Johns Hopkins is expanding its annual institution-wide Summer Jobs Program, which gives Baltimore City youth between the ages of 15 and 21 a chance to experience various careers while getting a taste of workplace culture.
This year, the university, hospital, and health system are gearing up to employ 300 students—100 more than last summer—over the course of two summer work sessions, starting June 22 and July 27.
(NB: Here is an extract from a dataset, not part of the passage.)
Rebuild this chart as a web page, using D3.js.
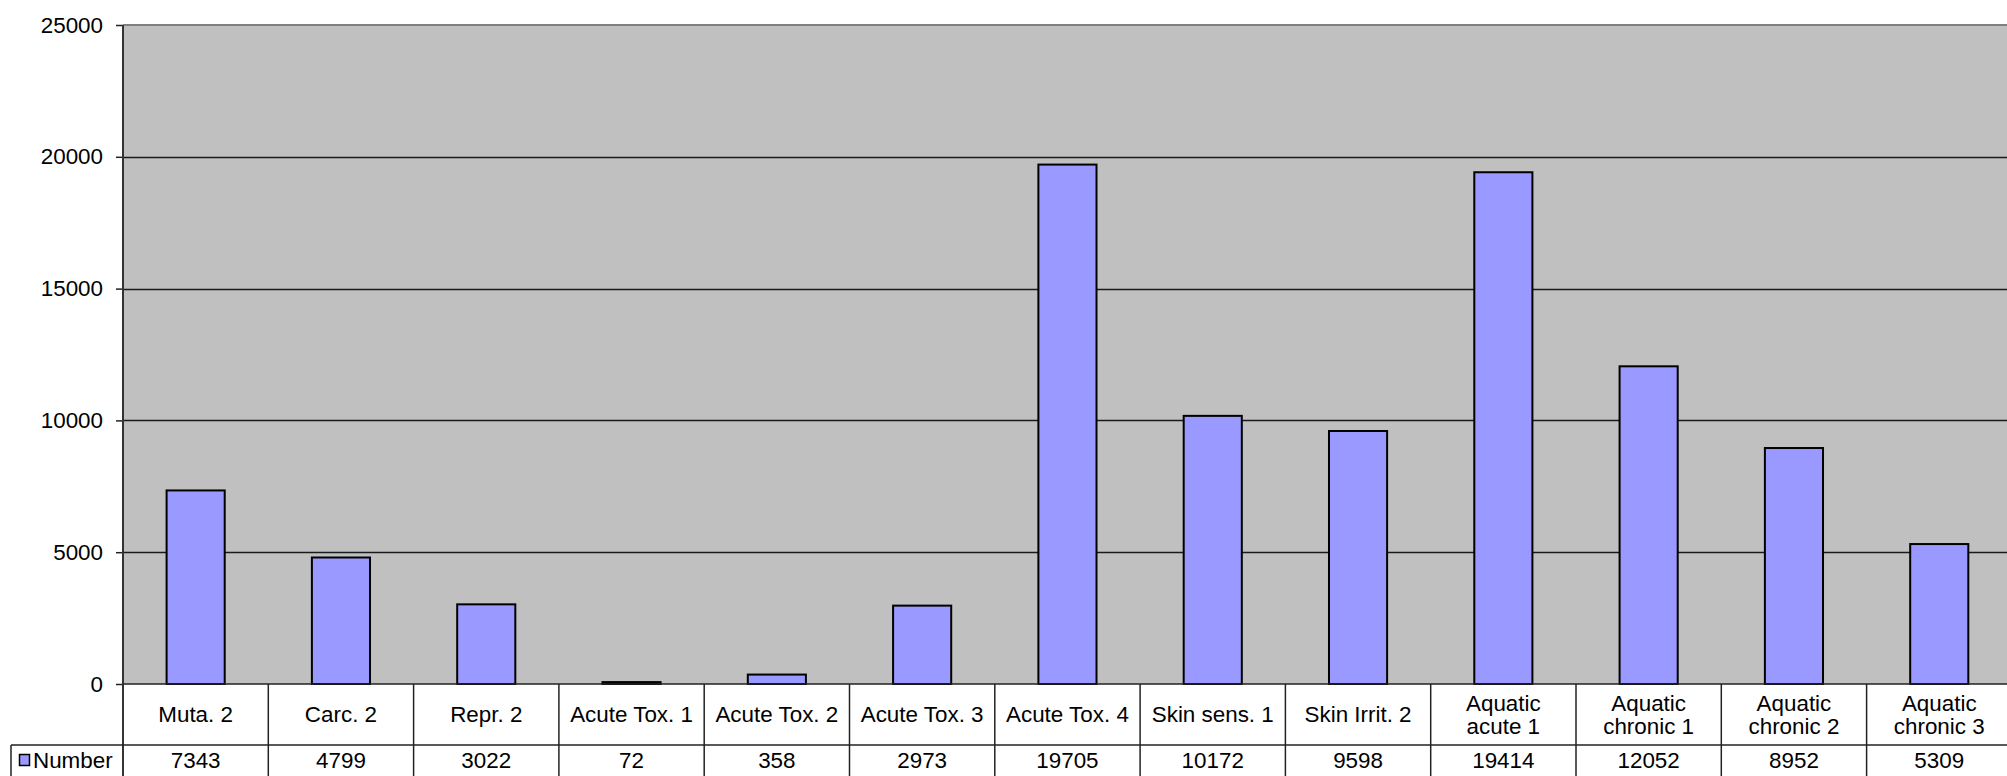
<!DOCTYPE html>
<html>
<head>
<meta charset="utf-8">
<script src="https://cdn.jsdelivr.net/npm/d3@7"></script>
<style>
  html, body { margin: 0; padding: 0; background: #fff; }
  svg { display: block; }
  text { font-family: "Liberation Sans", Arial, sans-serif; fill: #000; }
</style>
</head>
<body>
<svg id="chart" width="2007" height="776"></svg>
<script>
const categories = ["Muta. 2", "Carc. 2", "Repr. 2", "Acute Tox. 1", "Acute Tox. 2", "Acute Tox. 3",
  "Acute Tox. 4", "Skin sens. 1", "Skin Irrit. 2", "Aquatic\nacute 1", "Aquatic\nchronic 1",
  "Aquatic\nchronic 2", "Aquatic\nchronic 3"];
const values = [7343, 4799, 3022, 72, 358, 2973, 19705, 10172, 9598, 19414, 12052, 8952, 5309];
const yTicks = [0, 5000, 10000, 15000, 20000, 25000];
const seriesName = "Number";

const W = 2007, H = 776;
const plotLeft = 123, plotTop = 25, zeroY = 684, band = 145.3;
const rowSplit = 745;
const fontSize = 22.4;

const svg = d3.select("#chart");

const x = d3.scaleBand().domain(categories).range([plotLeft, plotLeft + band * categories.length]).padding(0);
const y = d3.scaleLinear().domain([0, 25000]).range([zeroY, plotTop]);
const bw = x.bandwidth();

// plot background
svg.append("rect").attr("x", plotLeft).attr("y", plotTop)
  .attr("width", x.range()[1] - plotLeft).attr("height", zeroY - plotTop)
  .attr("fill", "#C0C0C0");

// gridlines
svg.append("g").selectAll("line").data(yTicks.filter(t => t > 0 && t < 25000)).join("line")
  .attr("x1", plotLeft).attr("x2", x.range()[1])
  .attr("y1", d => Math.round(y(d)) + 0.5).attr("y2", d => Math.round(y(d)) + 0.5)
  .attr("stroke", "#1a1a1a").attr("stroke-width", 1.5);

// top border
svg.append("line").attr("x1", plotLeft).attr("x2", x.range()[1])
  .attr("y1", plotTop).attr("y2", plotTop).attr("stroke", "#808080").attr("stroke-width", 2);

// bars
svg.append("g").selectAll("rect").data(values).join("rect")
  .attr("x", (d, i) => x(categories[i]) + bw * 0.3)
  .attr("width", bw * 0.4)
  .attr("y", d => y(d))
  .attr("height", d => zeroY - y(d))
  .attr("fill", "#9999FF")
  .attr("stroke", "#000")
  .attr("stroke-width", 2);

// y axis
const yAxis = d3.axisLeft(y).tickValues(yTicks).tickSize(7).tickPadding(13).tickFormat(d3.format("d"));
const ga = svg.append("g").attr("transform", `translate(${plotLeft},0)`).call(yAxis);
ga.select(".domain").remove();
ga.selectAll(".tick line").attr("stroke", "#222").attr("stroke-width", 1.5);
ga.selectAll(".tick text").attr("font-size", fontSize).attr("font-family", "Liberation Sans, Arial, sans-serif").attr("fill", "#000");

// left axis line
svg.append("line").attr("x1", plotLeft).attr("x2", plotLeft).attr("y1", plotTop).attr("y2", H)
  .attr("stroke", "#333").attr("stroke-width", 2);

// zero line
svg.append("line").attr("x1", plotLeft).attr("x2", x.range()[1]).attr("y1", zeroY).attr("y2", zeroY)
  .attr("stroke", "#222").attr("stroke-width", 1.5);

// data table
const tbl = svg.append("g");
tbl.selectAll("line.v").data(categories).join("line").attr("class", "v")
  .attr("x1", d => x(d) + bw).attr("x2", d => x(d) + bw)
  .attr("y1", zeroY).attr("y2", H)
  .attr("stroke", "#222").attr("stroke-width", 1.5);
tbl.append("line").attr("x1", 11).attr("x2", x.range()[1]).attr("y1", rowSplit).attr("y2", rowSplit)
  .attr("stroke", "#222").attr("stroke-width", 1.5);
tbl.append("line").attr("x1", 11).attr("x2", 11).attr("y1", rowSplit).attr("y2", H)
  .attr("stroke", "#222").attr("stroke-width", 1.5);

// category labels
const catY = (zeroY + rowSplit) / 2;
const lineH = 23.5;
tbl.selectAll("text.cat").data(categories).join("text").attr("class", "cat")
  .attr("text-anchor", "middle").attr("font-size", fontSize)
  .each(function(d) {
    const lines = d.split("\n");
    const t = d3.select(this);
    lines.forEach((ln, i) => {
      t.append("tspan").attr("x", x(d) + bw / 2)
        .attr("y", catY + (i - (lines.length - 1) / 2) * lineH)
        .attr("dy", "0.35em").text(ln);
    });
  });

// values row
const valY = 760;
tbl.selectAll("text.val").data(values).join("text").attr("class", "val")
  .attr("x", (d, i) => x(categories[i]) + bw / 2).attr("y", valY).attr("dy", "0.35em")
  .attr("text-anchor", "middle").attr("font-size", fontSize).text(d => d);

// legend key
tbl.append("rect").attr("x", 19.5).attr("y", 754.5).attr("width", 10).attr("height", 11)
  .attr("fill", "#9999FF").attr("stroke", "#000").attr("stroke-width", 1.5);
tbl.append("text").attr("x", 33).attr("y", valY).attr("dy", "0.35em")
  .attr("font-size", fontSize).text(seriesName);
</script>
</body>
</html>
This year's cohort is the largest in the 21-year history of the Summer Jobs Program, which was able to expand because faculty and staff quickly stepped up to provide additional paid internships for the city's young people. An email message sent Wednesday afternoon by Johns Hopkins leaders urged faculty and staff to identify opportunities within their departments where young people could gain job skills and a meaningful educational and mentoring experience. By Thursday afternoon, all but a handful of placements were made.
In a message to faculty and staff, Ronald J. Daniels, president of Johns Hopkins University; Ronald R. Peterson, president of the Johns Hopkins Hospital and Health System and executive vice president of Johns Hopkins Medicine; Paul B. Rothman, dean of the Johns Hopkins University School of Medicine and CEO of Johns Hopkins Medicine, wrote about how they had engaged in many conversations about the ways Johns Hopkins could support its neighbors in the wake of the recent unrest in Baltimore.
"Out of these discussions and your many thoughtful suggestions, we found that employment—specifically, job opportunities and career tracks for youth—was a recurring theme," they wrote.
Peterson was on hand Wednesday as a number of government and business leaders—including Baltimore Mayor Stephanie Rawlings-Blake, U.S. Labor Secretary Tom Perez, and Sen. Barbara A. Mikulski—urged employers to help close a funding gap for Baltimore's summer jobs program. That program, YouthWorks, needs $1.5 million in additional funding to achieve a goal of hiring all of the nearly 8,000 young people who have applied.
Johns Hopkins, which partners with the city program, was asked to increase its placements by 50 percent, from 200 to 300, and was able to meet that goal with coordination by the Office of Strategic Workforce Planning & Development. Over the years, Johns Hopkins has served more than 2,500 students through the program, providing them with work experience and skills that may be used in future jobs.